SET EXERCISE
From the line with "Emit a LaTeX" to the line with "(588,499) -- (804,499);", both lines included, set down exactly those lines, please, and no others.

RECORDS PROVIDED

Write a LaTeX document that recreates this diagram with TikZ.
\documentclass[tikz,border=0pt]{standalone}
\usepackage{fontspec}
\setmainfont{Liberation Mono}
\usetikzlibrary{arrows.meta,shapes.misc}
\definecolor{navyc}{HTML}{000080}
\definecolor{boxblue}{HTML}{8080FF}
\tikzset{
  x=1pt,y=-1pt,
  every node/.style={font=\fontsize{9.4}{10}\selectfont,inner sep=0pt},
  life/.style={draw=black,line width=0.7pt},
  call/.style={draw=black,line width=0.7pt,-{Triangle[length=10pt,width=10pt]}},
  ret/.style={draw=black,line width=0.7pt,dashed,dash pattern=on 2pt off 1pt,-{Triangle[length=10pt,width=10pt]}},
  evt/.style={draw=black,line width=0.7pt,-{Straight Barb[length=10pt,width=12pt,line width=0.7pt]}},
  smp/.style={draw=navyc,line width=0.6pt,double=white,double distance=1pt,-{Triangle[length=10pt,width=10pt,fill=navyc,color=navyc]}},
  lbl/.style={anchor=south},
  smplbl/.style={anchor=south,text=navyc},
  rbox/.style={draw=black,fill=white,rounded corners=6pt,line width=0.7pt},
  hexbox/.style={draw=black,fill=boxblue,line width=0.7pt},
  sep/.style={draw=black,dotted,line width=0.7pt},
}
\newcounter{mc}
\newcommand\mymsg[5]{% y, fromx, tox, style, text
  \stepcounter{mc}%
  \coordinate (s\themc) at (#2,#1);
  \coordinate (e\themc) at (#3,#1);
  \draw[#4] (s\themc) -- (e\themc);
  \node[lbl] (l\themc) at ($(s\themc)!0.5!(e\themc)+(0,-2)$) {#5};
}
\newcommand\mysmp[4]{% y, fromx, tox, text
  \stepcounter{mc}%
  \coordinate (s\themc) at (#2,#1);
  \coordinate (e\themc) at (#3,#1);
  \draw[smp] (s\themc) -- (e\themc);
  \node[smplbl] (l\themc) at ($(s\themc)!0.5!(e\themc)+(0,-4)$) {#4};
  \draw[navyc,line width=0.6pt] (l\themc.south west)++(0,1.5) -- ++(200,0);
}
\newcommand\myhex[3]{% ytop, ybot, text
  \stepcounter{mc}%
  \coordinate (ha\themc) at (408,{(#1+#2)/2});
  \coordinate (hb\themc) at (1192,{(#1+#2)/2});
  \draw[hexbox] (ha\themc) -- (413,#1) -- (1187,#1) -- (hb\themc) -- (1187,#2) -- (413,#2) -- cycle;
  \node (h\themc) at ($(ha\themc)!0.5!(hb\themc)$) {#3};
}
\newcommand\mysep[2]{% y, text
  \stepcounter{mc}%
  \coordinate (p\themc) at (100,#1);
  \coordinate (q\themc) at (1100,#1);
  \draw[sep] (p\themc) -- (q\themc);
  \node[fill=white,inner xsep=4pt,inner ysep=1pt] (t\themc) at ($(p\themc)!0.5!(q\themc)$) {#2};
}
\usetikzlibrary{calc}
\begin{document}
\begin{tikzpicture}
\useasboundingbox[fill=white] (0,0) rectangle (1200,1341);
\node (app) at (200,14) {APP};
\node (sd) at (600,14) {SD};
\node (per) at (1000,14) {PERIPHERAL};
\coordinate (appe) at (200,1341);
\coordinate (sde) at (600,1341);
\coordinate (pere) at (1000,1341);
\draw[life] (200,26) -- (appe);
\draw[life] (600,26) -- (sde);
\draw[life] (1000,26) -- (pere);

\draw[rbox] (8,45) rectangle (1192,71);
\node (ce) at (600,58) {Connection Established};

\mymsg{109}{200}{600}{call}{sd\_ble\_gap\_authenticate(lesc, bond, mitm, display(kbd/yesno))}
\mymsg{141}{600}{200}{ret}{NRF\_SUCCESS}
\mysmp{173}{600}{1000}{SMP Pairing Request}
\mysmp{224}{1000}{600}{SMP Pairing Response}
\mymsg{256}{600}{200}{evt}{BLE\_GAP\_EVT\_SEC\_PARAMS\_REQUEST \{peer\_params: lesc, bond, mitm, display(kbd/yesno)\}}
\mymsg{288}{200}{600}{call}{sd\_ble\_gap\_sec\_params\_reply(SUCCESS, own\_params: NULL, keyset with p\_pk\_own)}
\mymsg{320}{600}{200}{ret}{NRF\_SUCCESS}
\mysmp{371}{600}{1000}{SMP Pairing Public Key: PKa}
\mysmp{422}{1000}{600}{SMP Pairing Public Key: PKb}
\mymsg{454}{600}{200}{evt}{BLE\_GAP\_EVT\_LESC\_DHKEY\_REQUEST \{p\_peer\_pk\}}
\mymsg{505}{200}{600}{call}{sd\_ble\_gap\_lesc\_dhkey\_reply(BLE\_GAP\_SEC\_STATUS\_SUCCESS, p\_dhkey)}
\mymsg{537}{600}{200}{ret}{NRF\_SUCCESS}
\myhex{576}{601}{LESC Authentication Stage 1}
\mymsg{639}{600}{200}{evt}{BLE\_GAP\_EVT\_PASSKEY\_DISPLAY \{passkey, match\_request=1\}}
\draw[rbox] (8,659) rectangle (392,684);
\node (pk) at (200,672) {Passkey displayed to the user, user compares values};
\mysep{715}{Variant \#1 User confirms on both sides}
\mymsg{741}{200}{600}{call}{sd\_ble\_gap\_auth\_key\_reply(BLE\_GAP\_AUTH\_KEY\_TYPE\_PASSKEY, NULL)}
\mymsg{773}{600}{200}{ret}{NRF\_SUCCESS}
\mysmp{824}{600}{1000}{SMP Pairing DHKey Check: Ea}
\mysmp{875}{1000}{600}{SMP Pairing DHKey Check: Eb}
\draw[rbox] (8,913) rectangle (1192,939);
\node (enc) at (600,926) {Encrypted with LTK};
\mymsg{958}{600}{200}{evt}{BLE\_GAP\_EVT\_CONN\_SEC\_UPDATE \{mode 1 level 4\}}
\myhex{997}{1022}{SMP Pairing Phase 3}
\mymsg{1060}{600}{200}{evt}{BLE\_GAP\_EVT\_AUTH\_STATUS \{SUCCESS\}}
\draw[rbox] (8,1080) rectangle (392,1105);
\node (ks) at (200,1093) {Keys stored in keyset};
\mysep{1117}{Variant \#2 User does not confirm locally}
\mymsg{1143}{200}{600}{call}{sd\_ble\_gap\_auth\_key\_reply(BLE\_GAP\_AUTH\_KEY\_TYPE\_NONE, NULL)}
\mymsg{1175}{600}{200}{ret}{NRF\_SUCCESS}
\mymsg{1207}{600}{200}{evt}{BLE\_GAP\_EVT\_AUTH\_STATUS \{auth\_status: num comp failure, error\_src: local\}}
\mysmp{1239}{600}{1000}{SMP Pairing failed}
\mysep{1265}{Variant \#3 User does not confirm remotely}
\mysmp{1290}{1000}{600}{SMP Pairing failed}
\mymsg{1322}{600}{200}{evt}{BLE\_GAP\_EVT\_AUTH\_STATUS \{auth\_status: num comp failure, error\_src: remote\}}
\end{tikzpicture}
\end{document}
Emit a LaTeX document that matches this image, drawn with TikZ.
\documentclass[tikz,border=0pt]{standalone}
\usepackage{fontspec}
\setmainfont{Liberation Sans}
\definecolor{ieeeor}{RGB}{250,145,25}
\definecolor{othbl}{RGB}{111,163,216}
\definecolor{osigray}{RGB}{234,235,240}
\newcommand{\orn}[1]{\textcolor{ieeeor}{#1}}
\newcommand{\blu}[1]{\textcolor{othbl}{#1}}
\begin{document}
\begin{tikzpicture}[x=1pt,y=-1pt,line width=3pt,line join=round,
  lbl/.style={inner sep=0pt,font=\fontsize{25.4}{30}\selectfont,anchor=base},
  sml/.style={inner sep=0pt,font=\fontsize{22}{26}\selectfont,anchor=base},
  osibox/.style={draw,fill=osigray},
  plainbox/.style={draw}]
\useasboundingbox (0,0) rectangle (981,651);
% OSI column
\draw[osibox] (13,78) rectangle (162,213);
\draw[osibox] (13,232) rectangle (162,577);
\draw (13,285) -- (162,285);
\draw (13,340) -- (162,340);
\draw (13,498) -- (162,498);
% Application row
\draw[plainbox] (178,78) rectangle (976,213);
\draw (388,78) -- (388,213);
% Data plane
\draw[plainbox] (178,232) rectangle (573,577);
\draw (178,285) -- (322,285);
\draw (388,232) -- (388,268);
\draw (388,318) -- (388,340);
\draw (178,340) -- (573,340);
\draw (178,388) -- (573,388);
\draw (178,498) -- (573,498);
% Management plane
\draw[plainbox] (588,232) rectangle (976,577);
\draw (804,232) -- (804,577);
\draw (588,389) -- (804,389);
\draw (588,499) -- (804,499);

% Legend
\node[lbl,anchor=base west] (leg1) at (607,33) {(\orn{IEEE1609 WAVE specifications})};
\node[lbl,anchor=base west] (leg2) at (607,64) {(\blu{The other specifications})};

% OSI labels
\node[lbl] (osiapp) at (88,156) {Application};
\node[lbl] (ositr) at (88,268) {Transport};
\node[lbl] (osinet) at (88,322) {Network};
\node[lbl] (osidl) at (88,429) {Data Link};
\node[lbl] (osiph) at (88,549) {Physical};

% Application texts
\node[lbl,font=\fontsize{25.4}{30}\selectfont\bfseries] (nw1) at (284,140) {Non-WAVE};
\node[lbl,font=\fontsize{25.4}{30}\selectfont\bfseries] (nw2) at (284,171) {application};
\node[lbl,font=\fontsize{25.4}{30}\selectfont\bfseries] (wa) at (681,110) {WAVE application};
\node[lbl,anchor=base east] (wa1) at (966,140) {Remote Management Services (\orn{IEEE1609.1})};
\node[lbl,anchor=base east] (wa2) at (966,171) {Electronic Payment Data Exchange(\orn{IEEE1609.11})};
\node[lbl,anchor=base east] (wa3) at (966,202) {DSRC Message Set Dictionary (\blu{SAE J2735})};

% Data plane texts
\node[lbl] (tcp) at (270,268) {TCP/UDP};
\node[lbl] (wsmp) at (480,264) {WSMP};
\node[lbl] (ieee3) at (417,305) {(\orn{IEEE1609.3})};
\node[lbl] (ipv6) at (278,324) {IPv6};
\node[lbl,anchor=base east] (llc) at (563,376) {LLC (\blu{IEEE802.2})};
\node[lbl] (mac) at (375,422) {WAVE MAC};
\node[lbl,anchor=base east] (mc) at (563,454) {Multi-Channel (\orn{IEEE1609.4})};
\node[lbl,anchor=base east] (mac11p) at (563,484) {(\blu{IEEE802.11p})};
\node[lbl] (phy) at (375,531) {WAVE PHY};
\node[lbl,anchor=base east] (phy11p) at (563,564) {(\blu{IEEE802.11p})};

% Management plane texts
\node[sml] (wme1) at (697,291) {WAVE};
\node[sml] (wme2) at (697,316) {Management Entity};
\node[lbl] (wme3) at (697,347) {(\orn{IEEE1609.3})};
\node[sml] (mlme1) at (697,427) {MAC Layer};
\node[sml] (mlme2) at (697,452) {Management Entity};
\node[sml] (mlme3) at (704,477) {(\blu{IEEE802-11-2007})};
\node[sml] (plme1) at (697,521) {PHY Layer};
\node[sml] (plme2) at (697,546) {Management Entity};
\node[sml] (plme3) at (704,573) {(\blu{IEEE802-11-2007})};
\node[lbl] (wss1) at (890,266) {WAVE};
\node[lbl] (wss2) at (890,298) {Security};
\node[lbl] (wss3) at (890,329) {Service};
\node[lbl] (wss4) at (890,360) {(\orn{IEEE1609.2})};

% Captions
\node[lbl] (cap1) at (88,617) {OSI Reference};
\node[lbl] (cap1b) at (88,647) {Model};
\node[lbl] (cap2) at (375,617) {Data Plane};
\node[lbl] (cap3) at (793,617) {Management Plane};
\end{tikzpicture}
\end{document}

SOLUTION TO THIS PROBLEM
Emit a LaTeX document that matches this image, drawn with TikZ.
\documentclass[tikz,border=0pt]{standalone}
\usepackage{fontspec}
\setmainfont{Liberation Sans}
\definecolor{ieeeor}{RGB}{250,145,25}
\definecolor{othbl}{RGB}{111,163,216}
\definecolor{osigray}{RGB}{234,235,240}
\newcommand{\orn}[1]{\textcolor{ieeeor}{#1}}
\newcommand{\blu}[1]{\textcolor{othbl}{#1}}
\begin{document}
\begin{tikzpicture}[x=1pt,y=-1pt,line width=3pt,line join=round,
  lbl/.style={inner sep=0pt,font=\fontsize{25.4}{30}\selectfont,anchor=base},
  sml/.style={inner sep=0pt,font=\fontsize{22}{26}\selectfont,anchor=base},
  osibox/.style={draw,fill=osigray},
  plainbox/.style={draw}]
\useasboundingbox (0,0) rectangle (981,651);
% OSI column
\draw[osibox] (13,78) rectangle (162,213);
\draw[osibox] (13,232) rectangle (162,577);
\draw (13,285) -- (162,285);
\draw (13,340) -- (162,340);
\draw (13,498) -- (162,498);
% Application row
\draw[plainbox] (178,78) rectangle (976,213);
\draw (388,78) -- (388,213);
% Data plane
\draw[plainbox] (178,232) rectangle (573,577);
\draw (178,285) -- (322,285);
\draw (388,232) -- (388,268);
\draw (388,318) -- (388,340);
\draw (178,340) -- (573,340);
\draw (178,388) -- (573,388);
\draw (178,498) -- (573,498);
% Management plane
\draw[plainbox] (588,232) rectangle (976,577);
\draw (804,232) -- (804,577);
\draw (588,389) -- (804,389);
\draw (588,499) -- (804,499);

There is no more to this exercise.